Published 12 November 2013

Much of the attention on surveillance in the media focuses on the National Security Agency (NSA), but there is not a lot of scrutiny on local domestic surveillance. In 1997, about 20 percent of police departments in the United States used some type of technological surveillance. By 2007, that number had risen to more than 70 percent of departments.

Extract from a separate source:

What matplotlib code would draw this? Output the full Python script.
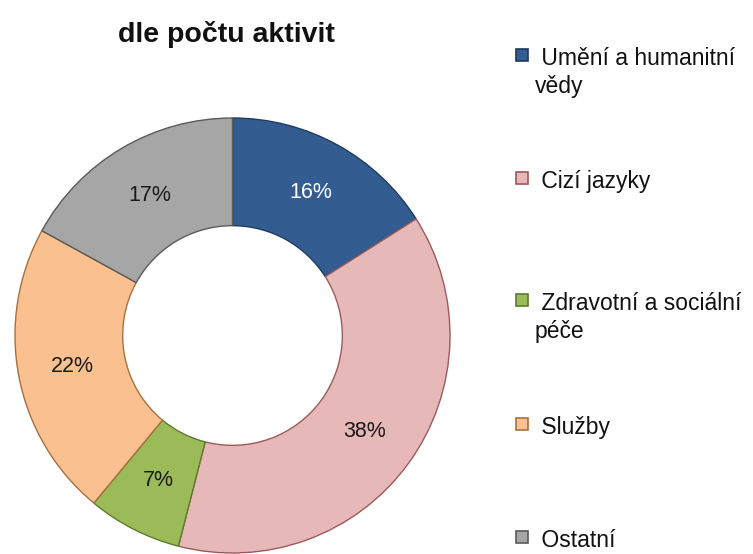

Experts in criminal law and information privacy warn that the widespread use of advanced surveillance technologies such as automatic license plate readers, surveillance cameras, red light cameras, and facial recognition software by state and local police departments, combined with a lack of oversight and regulation, have the potential to develop into a form of widespread community surveillance, which ought to pose significant privacy concerns to law-abiding citizens.

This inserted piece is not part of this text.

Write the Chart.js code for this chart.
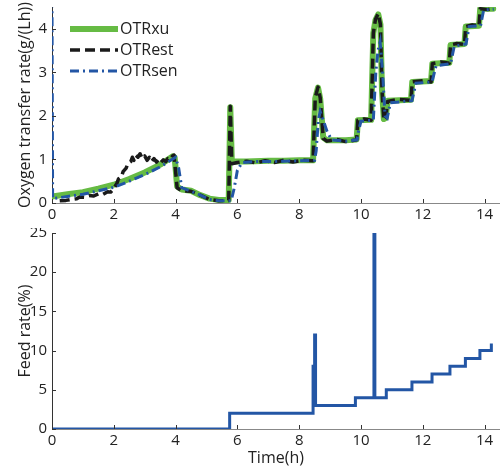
<!DOCTYPE html>
<html>
<head>
<meta charset="utf-8">
<script src="https://cdn.jsdelivr.net/npm/chart.js@4.4.1/dist/chart.umd.min.js"></script>
<style>
  html, body { margin: 0; padding: 0; background: #ffffff; }
  #wrap { position: relative; width: 500px; height: 470px; overflow: hidden; }
  #top { position: absolute; left: 0; top: 0; }
  #bot { position: absolute; left: 0; top: 228px; }
</style>
</head>
<body>
<div id="wrap">
  <canvas id="top" width="500" height="228"></canvas>
  <canvas id="bot" width="500" height="242"></canvas>
</div>
<script>
// ---------- DATA ----------
const seriesNames = ["OTRxu", "OTRest", "OTRsen"];
const xTicks = [0, 2, 4, 6, 8, 10, 12, 14];
const otrTicks = [0, 1, 2, 3, 4];
const feedTicks = [0, 5, 10, 15, 20, 25];

// OTRxu (green)
const xuTime = [0, 0.5, 1.0, 1.5, 2.0, 2.5, 3.0, 3.5, 3.9, 3.97, 4.05, 4.2, 4.5, 4.8, 5.1, 5.4, 5.72, 5.77, 5.82, 6.3, 7.0, 7.5, 8.0, 8.45, 8.52, 8.61, 8.68, 8.78, 8.9, 9.5, 9.86, 9.9, 10.33, 10.4, 10.47, 10.56, 10.63, 10.68, 10.74, 10.8, 10.86, 11.62, 11.66, 12.27, 12.31, 12.86, 12.9, 13.35, 13.39, 13.82, 13.86, 14.28];
const xuOtr  = [0.15, 0.2, 0.25, 0.33, 0.42, 0.55, 0.7, 0.88, 1.07, 1.05, 0.38, 0.31, 0.28, 0.18, 0.1, 0.07, 0.07, 2.2, 0.95, 0.95, 0.97, 0.97, 0.98, 0.98, 2.4, 2.65, 2.4, 1.5, 1.44, 1.44, 1.46, 1.9, 1.91, 3.9, 4.2, 4.33, 4.1, 2.6, 1.93, 1.95, 2.35, 2.37, 2.78, 2.8, 3.2, 3.22, 3.63, 3.65, 4.05, 4.07, 4.46, 4.46];

// OTRest (black dashed)
const estTime = [0.25, 0.45, 0.6, 0.8, 0.9, 1.05, 1.2, 1.35, 1.5, 1.65, 1.8, 1.9, 2.0, 2.1, 2.15, 2.25, 2.3, 2.4, 2.45, 2.55, 2.6, 2.65, 2.7, 2.78, 2.85, 2.92, 3.0, 3.08, 3.15, 3.22, 3.3, 3.38, 3.45, 3.52, 3.6, 3.68, 3.75, 3.82, 3.9, 3.95, 4.05, 4.2, 4.5, 4.8, 5.1, 5.4, 5.72, 5.77, 5.82, 6.0, 6.3, 6.6, 6.9, 7.2, 7.5, 7.8, 8.1, 8.45, 8.52, 8.61, 8.68, 8.78, 8.9, 9.2, 9.5, 9.86, 9.9, 10.1, 10.33, 10.4, 10.47, 10.56, 10.63, 10.68, 10.74, 10.8, 10.86, 11.2, 11.62, 11.66, 12.0, 12.27, 12.31, 12.6, 12.86, 12.9, 13.1, 13.35, 13.39, 13.6, 13.82, 13.86, 14.1, 14.28];
const estOtr  = [0.05, 0.06, 0.08, 0.1, 0.14, 0.13, 0.17, 0.16, 0.21, 0.2, 0.26, 0.25, 0.33, 0.45, 0.55, 0.6, 0.72, 0.8, 0.9, 0.95, 1.05, 0.98, 1.1, 1.05, 1.13, 1.02, 1.08, 0.98, 1.05, 0.95, 1.02, 0.94, 1.0, 0.93, 0.99, 0.95, 1.02, 1.0, 1.08, 1.1, 0.35, 0.28, 0.27, 0.18, 0.08, 0.05, 0.06, 2.22, 0.9, 0.93, 0.96, 0.92, 0.97, 0.93, 0.98, 0.94, 0.98, 0.97, 2.42, 2.66, 2.42, 1.48, 1.42, 1.46, 1.41, 1.45, 1.9, 1.93, 1.9, 3.9, 4.22, 4.35, 4.1, 2.6, 1.9, 1.95, 2.33, 2.38, 2.36, 2.78, 2.81, 2.78, 3.2, 3.24, 3.21, 3.63, 3.66, 3.64, 4.05, 4.09, 4.06, 4.46, 4.44, 4.46];

// OTRsen (blue dash-dot)
const senTime = [0, 0.02, 0.5, 1.0, 1.5, 2.0, 2.5, 3.0, 3.5, 4.0, 4.1, 4.2, 4.5, 4.8, 5.1, 5.4, 5.8, 5.9, 6.0, 6.15, 6.5, 7.0, 7.5, 8.0, 8.5, 8.55, 8.62, 8.68, 8.78, 8.9, 9.05, 9.5, 9.87, 9.92, 10.0, 10.4, 10.48, 10.55, 10.62, 10.7, 10.78, 10.85, 10.95, 11.65, 11.78, 12.3, 12.43, 12.9, 13.02, 13.4, 13.5, 13.87, 13.97, 14.3];
const senOtr  = [4.7, 0.1, 0.15, 0.2, 0.28, 0.36, 0.5, 0.65, 0.83, 1.05, 0.8, 0.35, 0.27, 0.18, 0.08, 0.05, 0.05, 0.35, 0.75, 0.93, 0.95, 0.95, 0.96, 0.97, 0.98, 1.2, 1.9, 2.1, 1.9, 1.65, 1.45, 1.42, 1.45, 1.65, 1.88, 1.9, 3.0, 3.5, 3.7, 3.0, 2.0, 1.95, 2.3, 2.35, 2.75, 2.78, 3.15, 3.2, 3.6, 3.65, 4.05, 4.07, 4.43, 4.45];

// Feed rate (%)
const feedTime = [0, 5.75, 5.75, 8.45, 8.45, 8.5, 8.5, 8.53, 8.53, 9.82, 9.82, 10.42, 10.42, 10.45, 10.45, 10.82, 10.82, 11.65, 11.65, 12.3, 12.3, 12.88, 12.88, 13.38, 13.38, 13.85, 13.85, 14.22, 14.22];
const feedRate = [0, 0, 2, 2, 8, 8, 12, 12, 3, 3, 4, 4, 25, 25, 4, 4, 5, 5, 6, 6, 7, 7, 8, 8, 9, 9, 10, 10, 10.9];

// ---------- helpers ----------
const pts = (xs, ys) => xs.map((x, i) => ({ x: x, y: ys[i] }));
Chart.defaults.font.family = "'Open Sans', sans-serif";
Chart.defaults.color = '#222';

const GREEN = '#66bb44', BLACK = '#1a1a1a', BLUE = '#2356a5';

const inwardTicks = {
  id: 'inwardTicks',
  afterDraw(chart) {
    const ctx = chart.ctx, xs = chart.scales.x, ys = chart.scales.y, a = chart.chartArea;
    ctx.save();
    ctx.strokeStyle = '#333';
    ctx.lineWidth = 1;
    ctx.beginPath();
    xs.ticks.forEach(t => {
      const px = Math.round(xs.getPixelForValue(t.value)) + 0.5;
      ctx.moveTo(px, a.bottom); ctx.lineTo(px, a.bottom - 4);
    });
    ys.ticks.forEach(t => {
      const py = Math.round(ys.getPixelForValue(t.value)) + 0.5;
      ctx.moveTo(a.left, py); ctx.lineTo(a.left + 4, py);
    });
    ctx.stroke();
    ctx.restore();
  }
};

const legendInside = {
  id: 'legendInside',
  afterDraw(chart) {
    const ctx = chart.ctx;
    const rows = [29, 50, 71];
    ctx.save();
    ctx.font = "16px 'Open Sans', sans-serif";
    ctx.textBaseline = 'middle';
    ctx.textAlign = 'left';
    chart.data.datasets.forEach((ds, i) => {
      const y = rows[i];
      ctx.beginPath();
      ctx.strokeStyle = ds.borderColor;
      ctx.lineWidth = ds.borderWidth;
      ctx.setLineDash(ds.borderDash || []);
      ctx.lineCap = 'butt';
      ctx.moveTo(70, y); ctx.lineTo(118, y);
      ctx.stroke();
      ctx.setLineDash([]);
      ctx.fillStyle = '#222';
      ctx.fillText(ds.label, 120, y);
    });
    ctx.restore();
  }
};

function fixY(w) { return s => { s.width = w; s.paddingTop = 0; s.paddingBottom = 0; }; }
function fixX(h) { return s => { s.height = h; s.paddingLeft = 0; s.paddingRight = 0; }; }

const xScale = (h, withTitle) => ({
  type: 'linear', min: 0, max: 14.5,
  afterFit: fixX(h),
  afterBuildTicks: s => { s.ticks = xTicks.map(v => ({ value: v })); },
  grid: { display: false, drawTicks: false },
  border: { display: true, color: '#888', width: 1 },
  ticks: { font: { size: 15 }, color: '#222', padding: 3, maxRotation: 0, includeBounds: false },
  title: withTitle ? { display: true, text: 'Time(h)', font: { size: 16 }, color: '#222', padding: { top: 0, bottom: 2 } } : { display: false }
});

// ---------- top chart ----------
new Chart(document.getElementById('top'), {
  type: 'line',
  data: {
    datasets: [
      { label: seriesNames[0], data: pts(xuTime, xuOtr), borderColor: GREEN, borderWidth: 6, borderJoinStyle: 'round', borderCapStyle: 'round', order: 3 },
      { label: seriesNames[1], data: pts(estTime, estOtr), borderColor: BLACK, borderWidth: 3.5, borderDash: [10, 5], borderJoinStyle: 'round', order: 2 },
      { label: seriesNames[2], data: pts(senTime, senOtr), borderColor: BLUE, borderWidth: 3, borderDash: [9, 4, 2, 4], order: 1 }
    ]
  },
  options: {
    responsive: false, animation: false, devicePixelRatio: 1,
    layout: { padding: { top: 7, right: 0, bottom: 0, left: 0 } },
    elements: { point: { radius: 0 }, line: { tension: 0, fill: false } },
    plugins: { legend: { display: false }, tooltip: { enabled: false } },
    scales: {
      x: xScale(25, false),
      y: {
        type: 'linear', min: 0, max: 4.5,
        afterFit: fixY(52),
        afterBuildTicks: s => { s.ticks = otrTicks.map(v => ({ value: v })); },
        grid: { display: false, drawTicks: false },
        border: { display: true, color: '#333', width: 1 },
        ticks: { font: { size: 15 }, color: '#222', padding: 5 },
        title: { display: true, text: 'Oxygen transfer rate(g/(Lh))', font: { size: 16 }, color: '#222', padding: { top: 16, bottom: 0 } }
      }
    }
  },
  plugins: [inwardTicks, legendInside]
});

// ---------- bottom chart ----------
new Chart(document.getElementById('bot'), {
  type: 'line',
  data: {
    datasets: [
      { label: 'Feed rate', data: pts(feedTime, feedRate), borderColor: BLUE, borderWidth: 3, borderJoinStyle: 'miter' }
    ]
  },
  options: {
    responsive: false, animation: false, devicePixelRatio: 1,
    layout: { padding: { top: 5, right: 0, bottom: 0, left: 0 } },
    elements: { point: { radius: 0 }, line: { tension: 0, fill: false } },
    plugins: { legend: { display: false }, tooltip: { enabled: false } },
    scales: {
      x: xScale(41, true),
      y: {
        type: 'linear', min: 0, max: 25,
        afterFit: fixY(52),
        afterBuildTicks: s => { s.ticks = feedTicks.map(v => ({ value: v })); },
        grid: { display: false, drawTicks: false },
        border: { display: true, color: '#333', width: 1 },
        ticks: { font: { size: 15 }, color: '#222', padding: 5 },
        title: { display: true, text: 'Feed rate(%)', font: { size: 16 }, color: '#222', padding: { top: 16, bottom: 0 } }
      }
    }
  },
  plugins: [inwardTicks]
});
</script>
</body>
</html>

Police surveillance equipment raises alarms with privacy advocates // Source: congnghethongtinaz.com

The ever-increasing adoption of digital surveillance technologies by local police departments may dramatically improve the efficiency of criminal investigations, but it also creates the opportunity for abuse and misuse, a University of Illinois expert in criminal law and information privacy says.

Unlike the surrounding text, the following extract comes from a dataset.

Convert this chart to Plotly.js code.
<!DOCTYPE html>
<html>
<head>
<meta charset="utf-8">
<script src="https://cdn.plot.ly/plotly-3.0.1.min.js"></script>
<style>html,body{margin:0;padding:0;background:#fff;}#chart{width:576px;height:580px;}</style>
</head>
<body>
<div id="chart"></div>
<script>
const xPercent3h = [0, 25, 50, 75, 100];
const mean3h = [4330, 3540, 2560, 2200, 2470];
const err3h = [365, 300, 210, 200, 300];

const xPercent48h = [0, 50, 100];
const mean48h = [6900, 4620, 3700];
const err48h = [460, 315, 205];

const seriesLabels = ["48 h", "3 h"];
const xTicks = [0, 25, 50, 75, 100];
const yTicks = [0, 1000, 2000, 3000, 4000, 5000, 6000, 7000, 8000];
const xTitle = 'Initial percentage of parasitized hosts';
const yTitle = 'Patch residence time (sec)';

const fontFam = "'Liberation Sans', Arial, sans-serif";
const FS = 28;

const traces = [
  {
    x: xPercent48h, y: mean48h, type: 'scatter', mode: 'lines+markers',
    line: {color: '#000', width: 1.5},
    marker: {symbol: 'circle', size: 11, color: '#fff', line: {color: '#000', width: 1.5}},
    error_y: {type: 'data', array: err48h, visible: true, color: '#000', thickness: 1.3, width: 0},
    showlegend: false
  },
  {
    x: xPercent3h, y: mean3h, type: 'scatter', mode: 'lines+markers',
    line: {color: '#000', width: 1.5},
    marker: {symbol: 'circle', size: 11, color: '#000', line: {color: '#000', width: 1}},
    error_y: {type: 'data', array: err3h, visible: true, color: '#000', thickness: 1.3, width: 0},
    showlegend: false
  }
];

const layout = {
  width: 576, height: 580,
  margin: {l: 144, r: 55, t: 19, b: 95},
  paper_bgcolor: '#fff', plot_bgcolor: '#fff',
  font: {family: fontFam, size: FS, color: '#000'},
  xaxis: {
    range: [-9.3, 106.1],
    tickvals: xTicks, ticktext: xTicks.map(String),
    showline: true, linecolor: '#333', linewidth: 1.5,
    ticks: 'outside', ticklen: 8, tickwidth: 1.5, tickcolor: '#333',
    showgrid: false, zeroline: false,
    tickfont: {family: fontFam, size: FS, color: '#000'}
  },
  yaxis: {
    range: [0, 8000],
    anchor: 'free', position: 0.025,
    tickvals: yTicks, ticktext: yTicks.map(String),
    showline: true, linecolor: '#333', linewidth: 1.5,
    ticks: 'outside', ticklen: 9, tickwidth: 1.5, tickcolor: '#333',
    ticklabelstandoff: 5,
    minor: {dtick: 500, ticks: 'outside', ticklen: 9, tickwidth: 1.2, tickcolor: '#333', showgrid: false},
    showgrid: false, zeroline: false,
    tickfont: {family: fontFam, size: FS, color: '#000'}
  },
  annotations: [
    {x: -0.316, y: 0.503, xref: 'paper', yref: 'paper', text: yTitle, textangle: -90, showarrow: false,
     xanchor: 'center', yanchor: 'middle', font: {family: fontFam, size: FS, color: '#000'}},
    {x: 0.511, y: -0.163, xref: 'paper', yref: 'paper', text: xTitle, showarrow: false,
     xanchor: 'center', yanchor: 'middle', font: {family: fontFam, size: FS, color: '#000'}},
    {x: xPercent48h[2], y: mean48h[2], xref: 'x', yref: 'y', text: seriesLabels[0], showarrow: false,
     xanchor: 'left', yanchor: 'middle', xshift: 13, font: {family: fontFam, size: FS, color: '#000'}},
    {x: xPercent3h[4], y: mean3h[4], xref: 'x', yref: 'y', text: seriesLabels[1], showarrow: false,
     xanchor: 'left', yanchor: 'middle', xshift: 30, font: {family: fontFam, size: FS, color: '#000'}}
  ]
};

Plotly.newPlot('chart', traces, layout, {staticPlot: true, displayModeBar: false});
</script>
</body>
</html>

A University of Illinois Urbana-Champaign release reports that Stephen Rushin, a professor of law at Illinois, warns that the widespread use of advanced surveillance technologies such as automatic license plate readers, surveillance cameras, red light cameras, and facial recognition software by state and local police departments, combined with a lack of oversight and regulation, have the potential to develop into a form of widespread community surveillance, which ought to pose significant privacy concerns to law-abiding citizens.

“What’s worrisome to me is that the technologies could be harnessed to monitor not just one person, but an entire community,” he said. “For example, if police departments use license plate readers in concert with an extensive network of surveillance cameras, that means that they really do have the ability to monitor everyone all of the time. Legally speaking, that’s troubling.”

In 1997, about 20 percent of police departments in the United States used some type of technological surveillance. By 2007, that number had risen to more than 70 percent of departments, according to a paper Rushin wrote that will be published next month in the Brooklyn Law Review.

“This radical shift in policing is the beginning of what I call the ‘digitally efficient investigative state,’ where technological replacements for traditional investigations are used to dramatically improve the efficiency of surveillance,” Rushin said.

While much of the attention on surveillance in the media focuses on the National Security Agency (NSA), there is not a lot of scrutiny on local domestic surveillance, Rushin said.

“I think that’s because it’s mostly local law enforcement that’s undertaking this type of surveillance, and we don’t tend to think of our local police force as being particularly scary, intimidating or worrisome,” he said.

While technologies that give the state an “extrasensory ability” may violate an individual’s reasonable expectation of privacy, technologies that merely improve the efficiency of otherwise permissible investigation techniques are presumptively permissible, Rushin said.